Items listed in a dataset
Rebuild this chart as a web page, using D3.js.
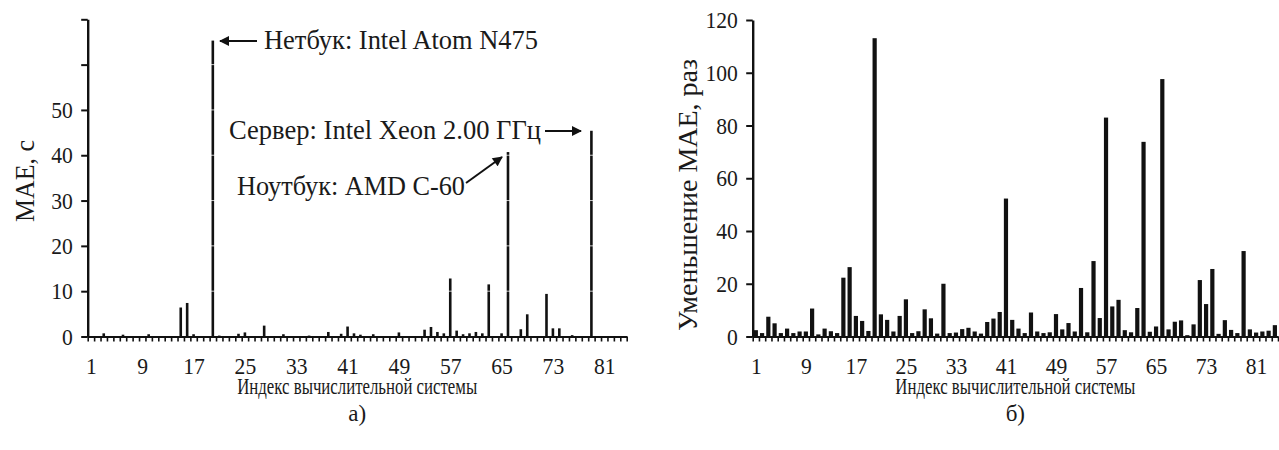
<!DOCTYPE html>
<html>
<head>
<meta charset="utf-8">
<script src="https://cdn.jsdelivr.net/npm/d3@7"></script>
<style>
  body { margin: 0; background: #fff; }
  svg { display: block; }
</style>
</head>
<body>
<svg id="chart" width="1279" height="450"></svg>
<script>
// index of computing system, 1..84
const indices = d3.range(1, 85);
const xTickLabels = [1, 9, 17, 25, 33, 41, 49, 57, 65, 73, 81];

// panel a) MAE, seconds
const maeValues = [
  0, 0, 0.7, 0, 0, 0.4, 0, 0, 0, 0.5,
  0, 0, 0, 0, 6.4, 7.4, 0.5, 0, 0, 65.3,
  0.2, 0, 0, 0.6, 0.9, 0, 0, 2.4, 0, 0,
  0.5, 0, 0, 0, 0.2, 0, 0, 1.0, 0, 0.6,
  2.2, 0.7, 0.4, 0, 0.5, 0, 0, 0, 0.9, 0,
  0, 0, 1.5, 2.1, 1.0, 0.7, 12.8, 1.3, 0.5, 0.7,
  1.0, 0.7, 11.5, 0, 0.7, 40.7, 0, 1.6, 4.9, 0,
  0.1, 9.4, 1.8, 1.8, 0, 0.3, 0, 0, 45.4, 0,
  0.1, 0, 0, 0
];
const maeTicks = [0, 10, 20, 30, 40, 50, 60, 70];

// panel b) MAE reduction, times
const reductionValues = [
  2.4, 1.3, 7.5, 5.0, 1.3, 3.0, 1.3, 1.9, 1.9, 10.6,
  0.8, 3.0, 2.0, 1.3, 22.3, 26.3, 7.8, 5.9, 2.1, 113.1,
  8.4, 6.3, 1.9, 7.8, 14.1, 1.3, 2.0, 10.3, 6.9, 1.1,
  20.0, 1.3, 1.5, 2.8, 3.3, 1.9, 1.1, 5.5, 6.8, 9.3,
  52.3, 6.3, 3.0, 1.3, 9.1, 1.9, 1.3, 1.6, 8.5, 2.7,
  5.1, 1.9, 18.4, 1.6, 28.6, 7.0, 83.0, 11.4, 13.9, 2.4,
  1.6, 10.8, 73.8, 1.8, 3.8, 97.6, 2.7, 5.6, 6.1, 0.5,
  4.6, 21.4, 12.3, 25.6, 1.0, 6.2, 2.5, 1.3, 32.4, 2.7,
  1.5, 1.9, 2.2, 4.3
];
const reductionTicks = [0, 20, 40, 60, 80, 100, 120];

const FONT = '"Liberation Serif"';
const INK = '#1a1a1a';
const svg = d3.select('#chart');
const baseY = 336.5;

// the source figure uses a slightly narrow face, so text is squeezed a bit
function styleText(sel, size) {
  return sel.attr('fill', INK)
    .style('font-family', FONT)
    .style('font-size', size + 'px');
}

// draws one bar panel with its axes
function drawPanel(opts) {
  const g = svg.append('g');
  const x = d3.scaleLinear().domain([0.5, indices.length + 0.5]).range([opts.x0, opts.x1]);
  const y = d3.scaleLinear().domain([0, opts.yMax]).range([baseY, opts.yTop]);

  // bars
  g.selectAll('rect.bar')
    .data(indices)
    .enter()
    .append('rect')
    .attr('class', 'bar')
    .attr('x', d => x(d) - opts.barW / 2)
    .attr('width', opts.barW)
    .attr('y', (d, i) => y(opts.values[i]))
    .attr('height', (d, i) => baseY - y(opts.values[i]))
    .attr('fill', '#111');

  // faint white lines across the bars (left panel only)
  if (opts.notches) {
    g.selectAll('line.notch')
      .data(opts.ticks.filter(t => t > 0 && t < opts.yMax))
      .enter()
      .append('line')
      .attr('x1', opts.x0 + 2).attr('x2', opts.x1)
      .attr('y1', d => y(d)).attr('y2', d => y(d))
      .attr('stroke', '#fff')
      .attr('stroke-opacity', 0.75)
      .attr('stroke-width', 1);
  }

  // x ticks at category boundaries
  const xTickAxis = d3.axisBottom(x)
    .tickValues(d3.range(0.5, indices.length + 1, 1))
    .tickFormat('')
    .tickSize(5)
    .tickSizeOuter(0);
  const gx = g.append('g').attr('transform', `translate(0,${baseY})`).call(xTickAxis);
  gx.select('.domain').attr('stroke', '#111').attr('stroke-width', 2);
  gx.selectAll('.tick line').attr('stroke', '#111').attr('stroke-width', 1.6);

  // x labels
  const xLabelAxis = d3.axisBottom(x)
    .tickValues(xTickLabels)
    .tickSize(0)
    .tickPadding(20);
  const gl = g.append('g').attr('transform', `translate(0,${baseY})`).call(xLabelAxis);
  gl.select('.domain').remove();
  styleText(gl.selectAll('text'), 24).attr('transform', 'scale(0.9,1)');

  // y axis
  const yAxis = d3.axisLeft(y)
    .tickValues(opts.ticks)
    .tickSize(6.5)
    .tickPadding(10)
    .tickSizeOuter(0)
    .tickFormat(d => d <= opts.labelMax ? d : '');
  const gy = g.append('g').attr('transform', `translate(${opts.x0},0)`).call(yAxis);
  gy.select('.domain').attr('stroke', '#111').attr('stroke-width', 2.4);
  gy.selectAll('.tick line').attr('stroke', '#111').attr('stroke-width', 2);
  styleText(gy.selectAll('text'), 24).attr('transform', 'scale(0.9,1)');

  // axis titles
  styleText(g.append('text'), opts.yTitleSize)
    .attr('transform', `translate(${opts.yTitleX},${opts.yTitleY}) rotate(-90)`)
    .attr('text-anchor', 'middle')
    .attr('textLength', opts.yTitleLen)
    .attr('lengthAdjust', 'spacingAndGlyphs')
    .text(opts.yTitle);
  const cx = (opts.x0 + opts.x1) / 2;
  styleText(g.append('text'), 24)
    .attr('x', cx).attr('y', 394)
    .attr('text-anchor', 'middle')
    .attr('textLength', 240)
    .attr('lengthAdjust', 'spacingAndGlyphs')
    .text('Индекс вычислительной системы');
  styleText(g.append('text'), 23)
    .attr('x', cx).attr('y', 421)
    .attr('text-anchor', 'middle')
    .text(opts.caption);

  return { g, x, y };
}

drawPanel({
  x0: 87.7, x1: 626.7, yTop: 19.3, yMax: 70,
  values: maeValues, ticks: maeTicks, labelMax: 50,
  barW: 2.6, notches: true,
  yTitle: 'MAE, с', yTitleX: 34, yTitleY: 181, yTitleLen: 82, yTitleSize: 27, caption: 'а)'
});

drawPanel({
  x0: 752.7, x1: 1278, yTop: 20, yMax: 120,
  values: reductionValues, ticks: reductionTicks, labelMax: 120,
  barW: 4.2, notches: false,
  yTitle: 'Уменьшение MAE, раз', yTitleX: 697, yTitleY: 195, yTitleLen: 272, yTitleSize: 27, caption: 'б)'
});

// arrow marker
svg.append('defs').append('marker')
  .attr('id', 'head')
  .attr('viewBox', '0 0 10 10')
  .attr('refX', 9).attr('refY', 5)
  .attr('markerWidth', 6).attr('markerHeight', 5)
  .attr('markerUnits', 'strokeWidth')
  .attr('orient', 'auto')
  .append('path')
  .attr('d', 'M0,0 L10,5 L0,10 Z')
  .attr('fill', '#111');

// annotations on panel a)
const notes = [
  { text: 'Нетбук: Intel Atom N475', tx: 264, ty: 49, len: 274, from: [257, 41], to: [220, 41] },
  { text: 'Сервер: Intel Xeon 2.00 ГГц', tx: 229, ty: 139, len: 312, from: [545, 131], to: [581, 131] },
  { text: 'Ноутбук: AMD C-60', tx: 237, ty: 195, len: 228, from: [466, 183], to: [502, 157] }
];
notes.forEach(n => {
  styleText(svg.append('text'), 28)
    .attr('x', n.tx).attr('y', n.ty)
    .attr('textLength', n.len)
    .attr('lengthAdjust', 'spacingAndGlyphs')
    .text(n.text);
  svg.append('line')
    .attr('x1', n.from[0]).attr('y1', n.from[1])
    .attr('x2', n.to[0]).attr('y2', n.to[1])
    .attr('stroke', '#111')
    .attr('stroke-width', 2)
    .attr('marker-end', 'url(#head)');
});
</script>
</body>
</html>
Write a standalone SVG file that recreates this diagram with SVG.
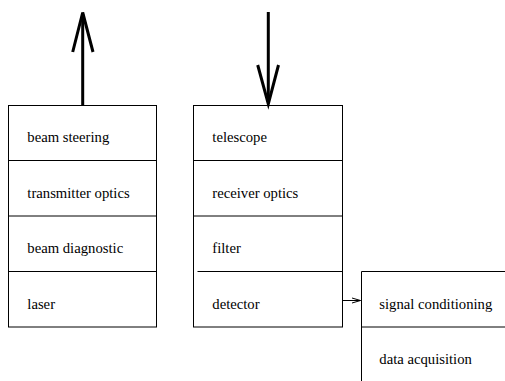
<svg xmlns="http://www.w3.org/2000/svg" width="505" height="381" viewBox="0 0 505 381">
<defs>
<style>
.box{fill:none;stroke:#000;stroke-width:1}
.div{stroke:#000;stroke-width:1}
.big{stroke:#000;stroke-width:3;fill:none}
.small{stroke:#000;stroke-width:1;fill:none}
</style>
</defs>
<rect width="505" height="381" fill="#fff"/>
<g id="transmitter" font-family="'Liberation Serif', 'DejaVu Serif', serif" font-size="14.7">
<rect class="box" x="8.5" y="105.5" width="148" height="221.5"/>
<line class="div" x1="8.5" y1="160.5" x2="156.5" y2="160.5"/>
<line class="div" x1="8.5" y1="216" x2="156.5" y2="216"/>
<line class="div" x1="8.5" y1="271.5" x2="156.5" y2="271.5"/>
<text x="27.3" y="142">beam steering</text>
<text x="27.3" y="197.5">transmitter optics</text>
<text x="27.3" y="253">beam diagnostic</text>
<text x="27.3" y="308.5">laser</text>
</g>
<g id="receiver" font-family="'Liberation Serif', 'DejaVu Serif', serif" font-size="14.7">
<rect class="box" x="193.5" y="105.5" width="149" height="221.5"/>
<line class="div" x1="193.5" y1="160.5" x2="342.5" y2="160.5"/>
<line class="div" x1="193.5" y1="216" x2="342.5" y2="216"/>
<line class="div" x1="197.5" y1="271.5" x2="342.5" y2="271.5"/>
<text x="212.3" y="142">telescope</text>
<text x="212.3" y="197.5">receiver optics</text>
<text x="212.3" y="253">filter</text>
<text x="212.3" y="308.5">detector</text>
</g>
<g id="processing" font-family="'Liberation Serif', 'DejaVu Serif', serif" font-size="14.7">
<path class="box" d="M510 271.5H361.5V390"/>
<line class="div" x1="361.5" y1="327" x2="510" y2="327"/>
<text x="379.3" y="308.5">signal conditioning</text>
<text x="379.3" y="364.3">data acquisition</text>
</g>
<g id="connectors">
<line class="big" x1="82.7" y1="105" x2="82.7" y2="14"/>
<path class="big" d="M72.7 52L82.7 12.5L93 52"/>
<line class="big" x1="268.3" y1="12" x2="268.3" y2="102"/>
<path class="big" d="M257.7 65L268.3 104L278.5 65"/>
<line class="small" x1="342.5" y1="300.5" x2="360.5" y2="300.5"/>
<path class="small" d="M352 298L360.5 300.5L352 303"/>
</g>
</svg>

• [Short task] From the entries above, select each line containing the string "with".

• [Written response]
// draws one bar panel with its axes
Write a standalone SVG file that recreates this diagram with SVG.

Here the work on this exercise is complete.